Extracted data entries

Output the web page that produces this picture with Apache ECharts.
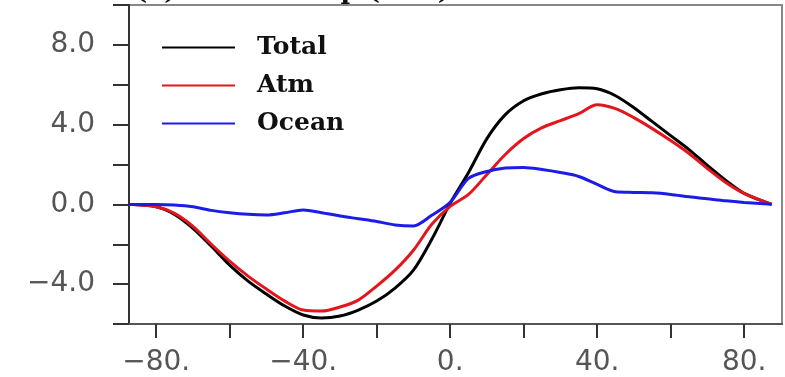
<!DOCTYPE html>
<html>
<head>
<meta charset="utf-8">
<script src="https://cdn.jsdelivr.net/npm/echarts@6/dist/echarts.min.js"></script>
<style>
  html, body { margin: 0; padding: 0; background: #fff; }
  #heatChart { width: 785px; height: 377px; }
</style>
</head>
<body>
<div id="heatChart"></div>
<script>
// latitude (deg)
var lats = [-87.5, -80, -75, -70, -65, -60, -55, -50, -45, -40, -35, -30, -25, -20, -15, -10, -5, 0,
  5, 10, 15, 20, 25, 30, 35, 40, 45, 50, 55, 60, 65, 70, 75, 80, 87.5];
// heat transport (PW)
var totalVals = [0, -0.12, -0.5, -1.2, -2.1, -3.05, -3.85, -4.5, -5.1, -5.55, -5.7, -5.6, -5.3, -4.85, -4.2, -3.3, -1.75, 0.05,
  1.6, 3.3, 4.5, 5.2, 5.55, 5.75, 5.85, 5.8, 5.45, 4.85, 4.15, 3.45, 2.75, 1.95, 1.2, 0.55, 0];
var atmVals = [0, -0.12, -0.45, -1.1, -2.0, -2.85, -3.6, -4.25, -4.85, -5.3, -5.35, -5.15, -4.8, -4.1, -3.3, -2.3, -1.0, -0.1,
  0.5, 1.5, 2.5, 3.3, 3.85, 4.2, 4.55, 5.0, 4.8, 4.35, 3.8, 3.2, 2.55, 1.8, 1.1, 0.55, 0];
var oceanVals = [0, 0.0, -0.03, -0.12, -0.3, -0.42, -0.5, -0.53, -0.42, -0.28, -0.42, -0.58, -0.72, -0.86, -1.03, -1.08, -0.55, 0.1,
  1.3, 1.65, 1.82, 1.85, 1.75, 1.6, 1.4, 1.0, 0.63, 0.6, 0.58, 0.5, 0.38, 0.28, 0.18, 0.1, 0];

var seriesNames = ["Total", "Atm", "Ocean"];
var seriesColors = ["#000000", "#e3161e", "#1c1ce6"];
var xTickValues = [-80, -60, -40, -20, 0, 20, 40, 60, 80];
var xLabelValues = [-80, -40, 0, 40, 80];

function pairs(vals) {
  var out = [];
  for (var i = 0; i < lats.length; i++) {
    out.push([lats[i], vals[i]]);
  }
  return out;
}

function minusSign(s) {
  return s.charAt(0) == "-" ? "\u2212" + s.slice(1) : s;
}

var chart = echarts.init(document.getElementById("heatChart"));

var labelFont = {
  color: "#555",
  fontFamily: "DejaVu Sans",
  fontSize: 28,
};

var allVals = [totalVals, atmVals, oceanVals];
var series = [];
for (var i = 0; i < seriesNames.length; i++) {
  series.push({
    name: seriesNames[i],
    type: "line",
    data: pairs(allVals[i]),
    smooth: 0.3,
    showSymbol: false,
    color: seriesColors[i],
    lineStyle: { width: 3 },
    animation: false,
  });
}

var option = {
  backgroundColor: "#fff",
  title: {
    text: "(a) Heat transp (CSS)",
    left: 130,
    top: -26,
    textStyle: {
      fontFamily: "DejaVu Serif",
      fontWeight: "bold",
      fontSize: 26,
      color: "#111",
    },
  },
  legend: {
    orient: "vertical",
    left: 157,
    top: 30,
    icon: "rect",
    itemWidth: 73,
    itemHeight: 2,
    itemGap: 13,
    data: seriesNames,
    textStyle: {
      fontFamily: "DejaVu Serif",
      fontWeight: "bold",
      fontSize: 25,
      color: "#111",
      padding: [0, 0, 6, 17],
    },
  },
  grid: {
    left: 129,
    right: 3,
    top: 5,
    bottom: 51,
    show: true,
    borderColor: "#888",
    borderWidth: 2,
  },
  xAxis: {
    type: "value",
    min: -87.4,
    max: 90.3,
    splitLine: { show: false },
    axisLine: { onZero: false, lineStyle: { color: "#555", width: 2 } },
    axisTick: {
      length: 14,
      customValues: xTickValues,
      lineStyle: { color: "#333", width: 2 },
    },
    axisLabel: Object.assign({}, labelFont, {
      margin: 25,
      customValues: xLabelValues,
      formatter: function (v) {
        return minusSign(String(v) + ".");
      },
    }),
  },
  yAxis: {
    type: "value",
    min: -6,
    max: 10,
    interval: 2,
    splitLine: { show: false },
    axisLine: { onZero: false, lineStyle: { color: "#333", width: 2 } },
    axisTick: { length: 16, lineStyle: { color: "#333", width: 2 } },
    axisLabel: Object.assign({}, labelFont, {
      margin: 34,
      formatter: function (v) {
        if (v % 4 != 0) {
          return "";
        }
        return minusSign(v.toFixed(1));
      },
    }),
  },
  series: series,
};

chart.setOption(option);
</script>
</body>
</html>
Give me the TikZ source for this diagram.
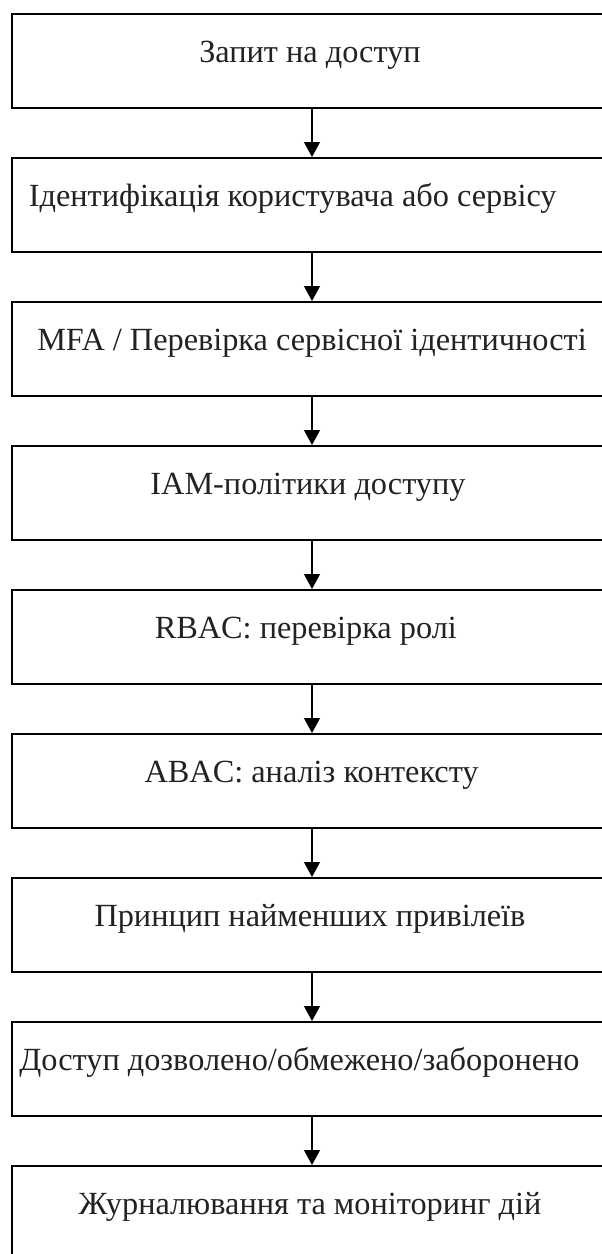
\documentclass[tikz,border=0pt]{standalone}
\usepackage{fontspec}
\setmainfont{Liberation Serif}
\usetikzlibrary{arrows.meta}
\definecolor{txt}{RGB}{34,34,34}
\tikzset{
  x=1pt, y=-1pt,
  box/.style={draw=black, line width=2.2pt, minimum width=602pt, minimum height=94pt, inner sep=0pt, anchor=north west},
  lbl/.style={anchor=base, inner sep=0pt, text=txt, font=\fontsize{32.3}{38}\selectfont},
  arr/.style={line width=1.3pt, -{Triangle[width=16pt,length=15pt]}}
}
\begin{document}
\begin{tikzpicture}
\useasboundingbox (0,0) rectangle (602,1254);
\fill[white] (0,0) rectangle (602,1254);
\coordinate (ax) at (312,0);
\foreach \i/\cx/\t in {
  1/310/{Запит на доступ},
  2/292.7/{Ідентифікація користувача або сервісу},
  3/312/{MFA / Перевірка сервісної ідентичності},
  4/308/{IAM-політики доступу},
  5/305.8/{RBAC: перевірка ролі},
  6/311.6/{ABAC: аналіз контексту},
  7/310/{Принцип найменших привілеїв},
  8/299.5/{Доступ дозволено/обмежено/заборонено},
  9/310/{Журналювання та моніторинг дій}} {
  \pgfmathsetmacro{\top}{13+144*(\i-1)}
  \node[box] (b\i) at (11,\top) {};
  \node[lbl] (t\i) at (\cx,\top+49.5) {\t};
}
\foreach \i [evaluate=\i as \j using int(\i+1)] in {1,...,8} {
  \draw[arr] (b\i.south -| ax) -- (b\j.north -| ax);
}
\end{tikzpicture}
\end{document}
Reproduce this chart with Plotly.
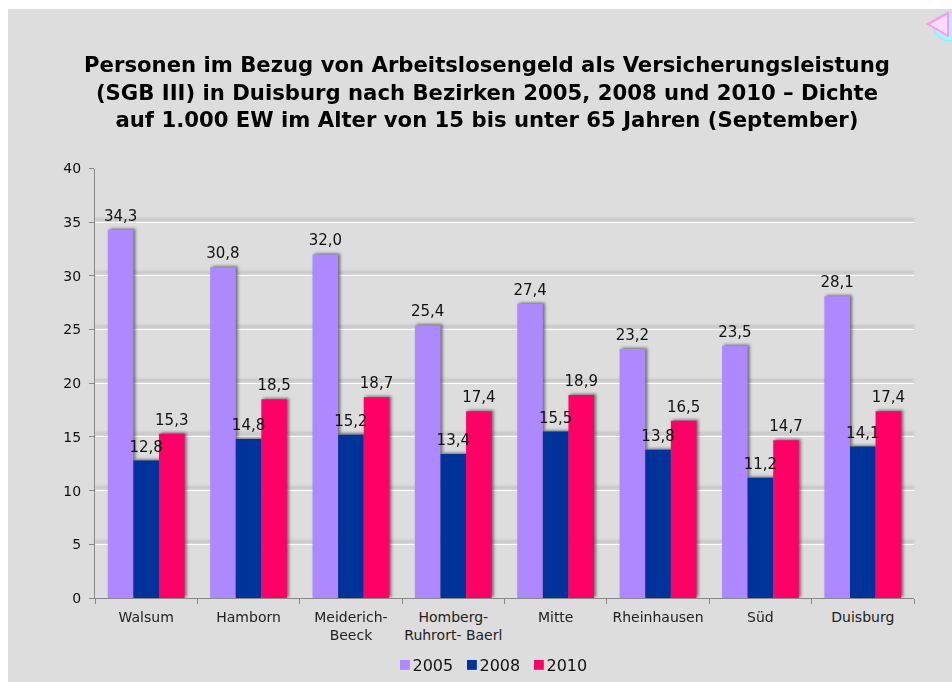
"""Arbeitslosengeld density per Duisburg district, grouped bars on a grey slide panel."""

import plotly.graph_objects as go

W, H = 952, 682

CATEGORIES = ["Walsum", "Hamborn", "Meiderich-<br>Beeck", "Homberg-<br>Ruhrort- Baerl",
              "Mitte", "Rheinhausen", "Süd", "Duisburg"]
VALUES_2005 = [34.3, 30.8, 32.0, 25.4, 27.4, 23.2, 23.5, 28.1]
VALUES_2008 = [12.8, 14.8, 15.2, 13.4, 15.5, 13.8, 11.2, 14.1]
VALUES_2010 = [15.3, 18.5, 18.7, 17.4, 18.9, 16.5, 14.7, 17.4]

COLORS = {"2005": "#AE88FF", "2008": "#003399", "2010": "#FF0066"}
FONT = "DejaVu Sans"
TITLE = ("Personen im Bezug von Arbeitslosengeld als Versicherungsleistung<br>"
         "(SGB III) in Duisburg nach Bezirken 2005, 2008 und 2010 – Dichte<br>"
         "auf 1.000 EW im Alter von 15 bis unter 65 Jahren (September)")


def px_x(x):
    return x / W


def px_y(y):
    return 1 - y / H


fig = go.Figure()
for name, values in [("2005", VALUES_2005), ("2008", VALUES_2008), ("2010", VALUES_2010)]:
    fig.add_trace(go.Bar(
        x=CATEGORIES, y=values, name=name, marker=dict(color=COLORS[name], line_width=0),
        texttemplate="%{y:.1f}", textposition="outside", cliponaxis=False, constraintext="none",
        textfont=dict(family=FONT, size=15, color="#111111"),
    ))

# grey panel and the little slide icon in the corner
shapes = [
    dict(type="rect", xref="paper", yref="paper", layer="below", line_width=0, fillcolor="#DDDDDD",
         x0=px_x(8), x1=1, y0=0, y1=px_y(9)),
    dict(type="circle", xref="paper", yref="paper", layer="below",
         line=dict(color="#7FF0FF", width=1), fillcolor="#A8F4FF",
         x0=px_x(934), x1=px_x(966), y0=px_y(41), y1=px_y(13)),
    dict(type="path", xref="paper", yref="paper", layer="below",
         line=dict(color="#FF99EE", width=2), fillcolor="#FFDDF8",
         path=f"M {px_x(928)} {px_y(24)} L {px_x(948)} {px_y(13)} L {px_x(948)} {px_y(36)} Z"),
]

fig.update_layout(
    width=W, height=H, margin=dict(l=0, r=0, t=0, b=0, autoexpand=False),
    paper_bgcolor="white", plot_bgcolor="rgba(0,0,0,0)",
    font=dict(family=FONT, color="#111111"),
    separators=",.",
    barmode="group", bargap=0.25, bargroupgap=0,
    shapes=shapes,
    title=dict(text=f"<b>{TITLE}</b>", x=487 / W, xanchor="center", y=px_y(72), yanchor="middle",
               font=dict(family=FONT, size=21.2, color="#000000")),
    xaxis=dict(
        domain=[px_x(95), px_x(914)], tickson="boundaries", ticks="outside", ticklen=5, tickangle=0,
        tickcolor="#888888", linecolor="#888888", linewidth=1, showgrid=False, ticklabelstandoff=6,
        tickfont=dict(size=14, color="#222222"),
    ),
    yaxis=dict(
        domain=[px_y(598), px_y(168.5)], range=[0, 40], dtick=5, ticks="outside", ticklen=5,
        tickcolor="#888888", linecolor="#888888", linewidth=1, gridcolor="white", gridwidth=1,
        zeroline=False, ticklabelstandoff=5, tickfont=dict(size=14, color="#111111"),
    ),
    legend=dict(orientation="h", x=473 / W, xanchor="center", y=px_y(665), yanchor="middle",
                entrywidth=22, font=dict(size=16, color="#111111"), bgcolor="rgba(0,0,0,0)"),
)

# plotly has no shadow option, so the soft shadows go on as svg filters after drawing;
# the bar labels are lifted above all bars, the legend swatches shrunk and nudged to their labels
SHADOWS = """
document.body.style.margin = '0';
document.body.style.overflow = 'hidden';
document.querySelectorAll('.bars .point path').forEach(function (p) {
    p.style.filter = 'drop-shadow(2px -1px 1.5px rgba(60,60,60,0.7))';
});
document.querySelectorAll('.gridlayer .y').forEach(function (g) {
    g.style.filter = 'drop-shadow(0px -3px 1.5px rgba(90,90,90,0.55))';
});
var barlayer = document.querySelector('.barlayer');
var labels = document.createElementNS('http://www.w3.org/2000/svg', 'g');
labels.setAttribute('transform', 'translate(0,-2)');
document.querySelectorAll('.bars .point .bartext').forEach(function (t) {
    labels.appendChild(t);
});
barlayer.appendChild(labels);
document.querySelectorAll('.legend .legendpoints').forEach(function (g) {
    g.setAttribute('transform', 'translate(16,0) scale(0.82)');
});
document.querySelectorAll('.legend .scrollbox').forEach(function (g) {
    g.removeAttribute('clip-path');
    g.style.clipPath = 'none';
});
"""

fig.write_html("out.html", post_script=SHADOWS, config={"displayModeBar": False})
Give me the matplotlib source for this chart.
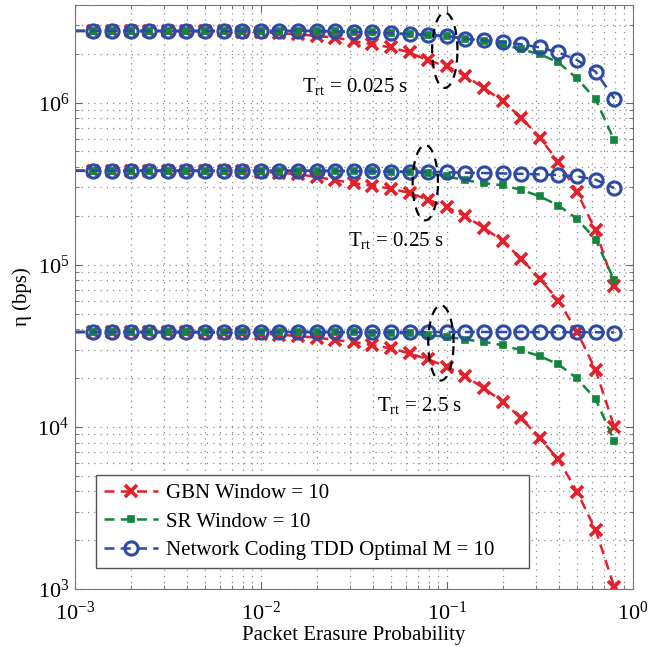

■ To be done: Count every line in the data that contains the word "this", then give that count and nothing else.

■ Result of the task: 4